Opposition to the market troubles her. 

“On one hand, I feel some sympathy for the residents who will be affected by this market,” she says, “but it really irritates me when business owners who benefit from the traffic suddenly say they don’t want the residents of this neighborhood to benefit from “their” customers. They need to remember, back in the 80’s before any of this development came here, things were never supposed to get this out of control.  

“I’m tired of all the tourist stuff - everyone deserves a little piece of the pie.” 

While figures on just how much money the Fourth Street shopping district generated in the last year were unavailable, WBNDC reports peg 1997 figures at $88 million. 

For now, the existence of such a market hangs in the balance. At the last PAC meeting, overwhelming testimony against the market’s proposed location prompted the commission to postpone any recommendation it would make to the City Council until the WBNDC could come up with a show of support from the community. 

Between now and then, Phillips will be outreaching in the neighborhood to find those people. But he says it won’t be easy. 

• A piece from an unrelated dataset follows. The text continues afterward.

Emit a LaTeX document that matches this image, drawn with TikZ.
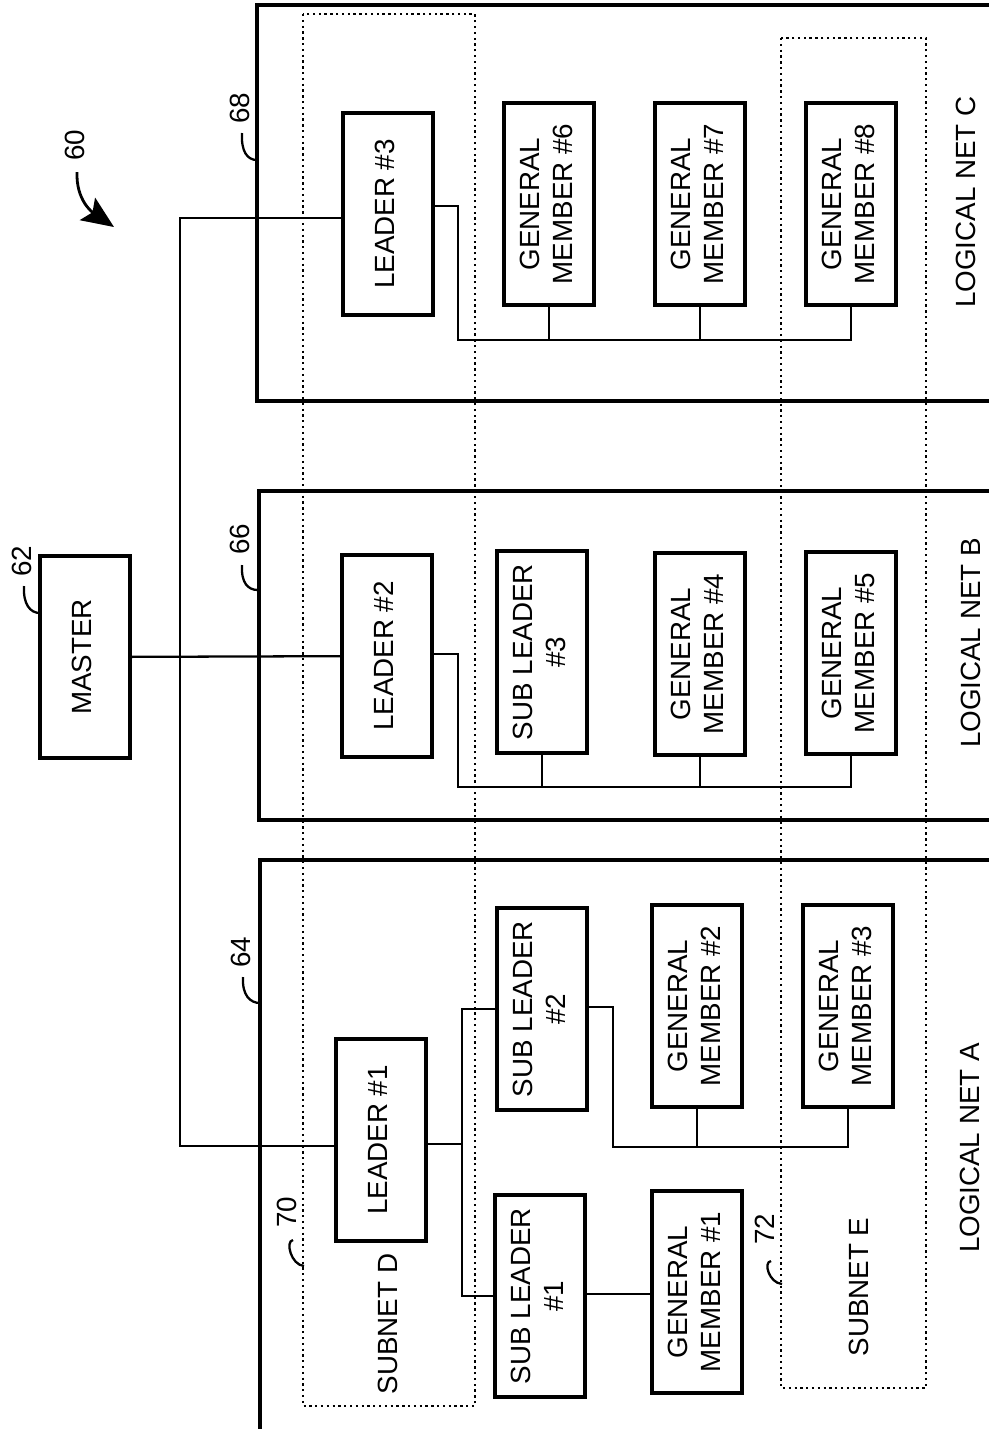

“I’m hoping to get people there, over 100 have already signed a petition showing their support. But people around here have become so disenchanted by the process of decision making that they don’t trust the process anymore. They don’t feel comfortable in a meeting just attended by people with vested interests,” say Phillips. 

Citing very few people of color on the PAC committee, he claims that many citizens don’t feel that they will be heard.  

“You get this situation where a few people are trying to represent all of West Berkeley, and that’s very problematic. People need to see some of their own up there, to know that they will be understood.” 

But if Phillips can just conjure up the image strongly enough in the next month, perhaps he will see his dream come into existence. 

“We need to tear down the walls between the perfumed soaps of Fourth Street and the so-called raggedy people who live in Oceanview. This market could start that,” says Vida. “That’s what gritty, historical Berkeley is all about.”